Work required ::
Draw out every line with the word "matplotlib" from the listing below.

··· Supplied information

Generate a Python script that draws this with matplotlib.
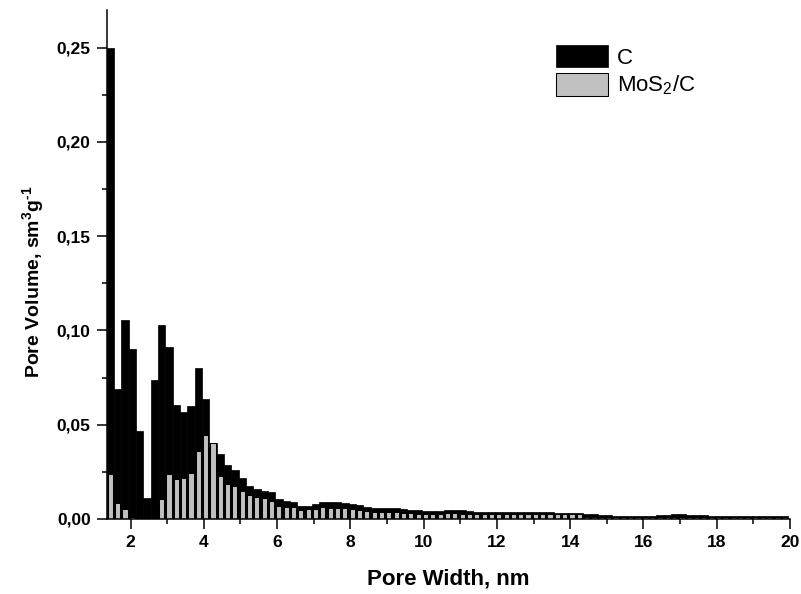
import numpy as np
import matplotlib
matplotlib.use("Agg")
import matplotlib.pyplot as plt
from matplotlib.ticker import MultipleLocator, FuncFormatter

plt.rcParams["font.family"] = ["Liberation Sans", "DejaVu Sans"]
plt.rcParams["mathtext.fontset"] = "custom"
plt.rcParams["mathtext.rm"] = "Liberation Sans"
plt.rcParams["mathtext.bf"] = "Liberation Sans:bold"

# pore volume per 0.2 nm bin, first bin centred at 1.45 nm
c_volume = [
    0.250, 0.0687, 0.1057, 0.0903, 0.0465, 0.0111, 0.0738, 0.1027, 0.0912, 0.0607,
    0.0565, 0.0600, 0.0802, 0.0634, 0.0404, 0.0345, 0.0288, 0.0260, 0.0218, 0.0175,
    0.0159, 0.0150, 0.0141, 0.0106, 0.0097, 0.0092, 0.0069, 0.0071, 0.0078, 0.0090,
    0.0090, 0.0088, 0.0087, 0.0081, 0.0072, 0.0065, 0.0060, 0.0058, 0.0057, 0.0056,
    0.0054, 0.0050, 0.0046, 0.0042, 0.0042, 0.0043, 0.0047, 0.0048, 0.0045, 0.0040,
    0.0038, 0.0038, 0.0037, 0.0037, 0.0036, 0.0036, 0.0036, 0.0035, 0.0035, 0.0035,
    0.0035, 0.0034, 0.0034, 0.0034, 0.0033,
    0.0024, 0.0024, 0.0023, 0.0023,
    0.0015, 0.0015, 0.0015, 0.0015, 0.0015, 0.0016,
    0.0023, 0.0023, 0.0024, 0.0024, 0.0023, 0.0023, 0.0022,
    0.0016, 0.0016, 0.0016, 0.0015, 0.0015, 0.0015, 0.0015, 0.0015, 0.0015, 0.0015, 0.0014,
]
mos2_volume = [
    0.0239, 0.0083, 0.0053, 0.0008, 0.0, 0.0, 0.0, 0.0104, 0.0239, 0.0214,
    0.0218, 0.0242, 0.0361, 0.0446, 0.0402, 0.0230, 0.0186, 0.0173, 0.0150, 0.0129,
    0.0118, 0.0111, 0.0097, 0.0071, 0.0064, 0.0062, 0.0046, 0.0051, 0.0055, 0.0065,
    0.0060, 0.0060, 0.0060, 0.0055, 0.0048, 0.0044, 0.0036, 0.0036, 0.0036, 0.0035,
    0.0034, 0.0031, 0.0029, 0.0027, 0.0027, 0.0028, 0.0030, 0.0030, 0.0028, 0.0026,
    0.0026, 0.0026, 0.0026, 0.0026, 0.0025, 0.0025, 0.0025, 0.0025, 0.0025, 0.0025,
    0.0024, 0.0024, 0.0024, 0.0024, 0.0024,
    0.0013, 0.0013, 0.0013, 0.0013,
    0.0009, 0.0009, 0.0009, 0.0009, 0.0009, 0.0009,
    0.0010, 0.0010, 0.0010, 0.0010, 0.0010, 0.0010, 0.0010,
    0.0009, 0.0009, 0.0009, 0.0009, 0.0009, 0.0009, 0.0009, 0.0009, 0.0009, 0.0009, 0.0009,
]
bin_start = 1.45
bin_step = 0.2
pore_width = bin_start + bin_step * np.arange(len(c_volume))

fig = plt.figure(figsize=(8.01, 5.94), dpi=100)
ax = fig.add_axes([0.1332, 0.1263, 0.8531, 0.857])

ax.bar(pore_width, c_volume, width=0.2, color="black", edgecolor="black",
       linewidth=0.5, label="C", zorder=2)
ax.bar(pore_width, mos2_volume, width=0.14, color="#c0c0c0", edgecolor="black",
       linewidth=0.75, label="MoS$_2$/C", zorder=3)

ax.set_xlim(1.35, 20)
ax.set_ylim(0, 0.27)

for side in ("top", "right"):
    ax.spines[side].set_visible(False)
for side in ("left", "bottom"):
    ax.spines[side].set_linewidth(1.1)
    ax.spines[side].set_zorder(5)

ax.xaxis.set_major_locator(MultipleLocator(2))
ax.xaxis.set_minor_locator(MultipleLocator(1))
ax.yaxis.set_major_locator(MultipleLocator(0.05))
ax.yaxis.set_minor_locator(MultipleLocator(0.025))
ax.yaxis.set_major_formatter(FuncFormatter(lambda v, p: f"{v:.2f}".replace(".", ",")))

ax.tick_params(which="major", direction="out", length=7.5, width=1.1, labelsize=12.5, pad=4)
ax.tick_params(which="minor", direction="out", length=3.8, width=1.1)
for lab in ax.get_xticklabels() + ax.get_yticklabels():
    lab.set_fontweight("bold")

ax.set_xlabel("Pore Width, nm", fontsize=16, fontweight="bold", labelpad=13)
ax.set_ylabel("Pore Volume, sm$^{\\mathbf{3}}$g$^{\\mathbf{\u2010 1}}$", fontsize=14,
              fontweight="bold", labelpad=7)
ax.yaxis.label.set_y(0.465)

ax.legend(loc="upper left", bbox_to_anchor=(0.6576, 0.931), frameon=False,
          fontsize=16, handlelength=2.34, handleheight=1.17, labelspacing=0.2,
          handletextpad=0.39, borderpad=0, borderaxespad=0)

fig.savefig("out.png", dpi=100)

······

Worked solution ::
Generate a Python script that draws this with matplotlib.
import matplotlib
matplotlib.use("Agg")
import matplotlib.pyplot as plt
from matplotlib.ticker import MultipleLocator, FuncFormatter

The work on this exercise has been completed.